Dans la douleur et avec l'appui en catastrophe d'investisseurs institutionnels, la société Florentaise a rejoint sur le fil le spécialiste de l'apprentissage de la conduite en ligne Lepermislibre qui avait fait ses premiers pas à la Bourse de Paris en février dernier. Ces deux entreprises ont montré la voie au groupe bordelais Mon courtier énergie qui a fait ses premiers pas boursiers cette semaine.
Seule une poignée de sociétés cotent au-dessus de leur prix d'IPO
Depuis janvier 2021, ce sont en tout près de 50 petites et moyennes capitalisations qui se sont introduites en Bourse, rappelle Nisa Benaddi. Et le bilan, depuis, est peu flatteur. Seules 5 entreprises de cet univers cotent au-dessus de leur cours d'introduction, soit environ 10% des sociétés, précise la spécialiste.
Parmi les valeurs qui ont remporté l'adhésion de la Bourse ces dernières années, on peut citer le spécialiste des trackers solaires OKwind dont le cours s'est apprécié de près de 130% depuis ses premiers pas boursiers en juillet 2022, dont une grande partie de la hausse (80%) a été réalisée en 2023. En revanche, du côté des valeurs - et c'est la majeure partie de cet échantillon - qui accusent le coup, le tableau est beaucoup moins reluisant avec des replis allant de -0,5% pour les plus résistantes à… -95% pour les grosses déceptions, AMA Corporation pour ne pas la citer.
Pour simplifier le graphique suivant, nous avons fait le choix de se concentrer uniquement sur les sociétés ayant fait une offre publique et d'écarter les placements privés et les cotations directes.
Variations arrêtées à la clôture du 1/06/2023
Si on rétrécit la loupe uniquement sur les entrées en Bourse de l'année 2023 à Paris, à savoir le Lepermislibre et Florentaise, les résultats sont peu engageants.
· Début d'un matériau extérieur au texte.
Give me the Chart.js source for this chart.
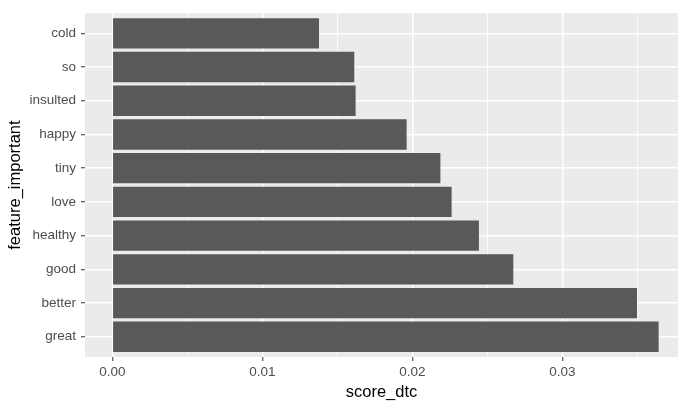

Les titres des deux sociétés ont chuté de plus de 20% depuis leurs introductions en Bourse. En ce qui concerne Mon courtier énergie, on lui laissera un peu plus de temps pour revenir sur cette opération à l'occasion d'un futur bilan, la société ayant fait ses premiers pas boursiers ce mercredi.
"Toute déception peut générer une défiance des investisseurs et créer les conditions d’une chute progressive de l’action. Dans une telle hypothèse, il sera plus compliqué pour la société d’attirer des investisseurs, voire de lever des fonds dans de bonnes conditions", abonde Nisa Benaddi.
"Si l'on regarde les introductions en Bourse survenues ces dernières années, les 5/6e des entreprises évoluent sous leurs cours d'introduction ce qui tend à démontrer qu'elles étaient entrées sur la cote à un prix trop élevé. Et plus vous êtres petits, plus la probabilité de connaître une baisse après l'introduction est importante", précisait Pascal Quiry dans un précédent article consacré à la sous-performance des petites et moyennes capitalisations sur le marché parisien.
Malgré tout, la Bourse reste un formidable moyen pour les entreprises de se financer. Toutefois, les "conditions de marché" -systématiquement mises en cause lorsque l'opération n'aboutit pas- ne résument pas à elles seules l'échec ou la réussite d'une opération. Ce sont bien les conditions proposées aux investisseurs (multiples de valorisation demandés) qui in fine garantissent ou non la réussite du projet.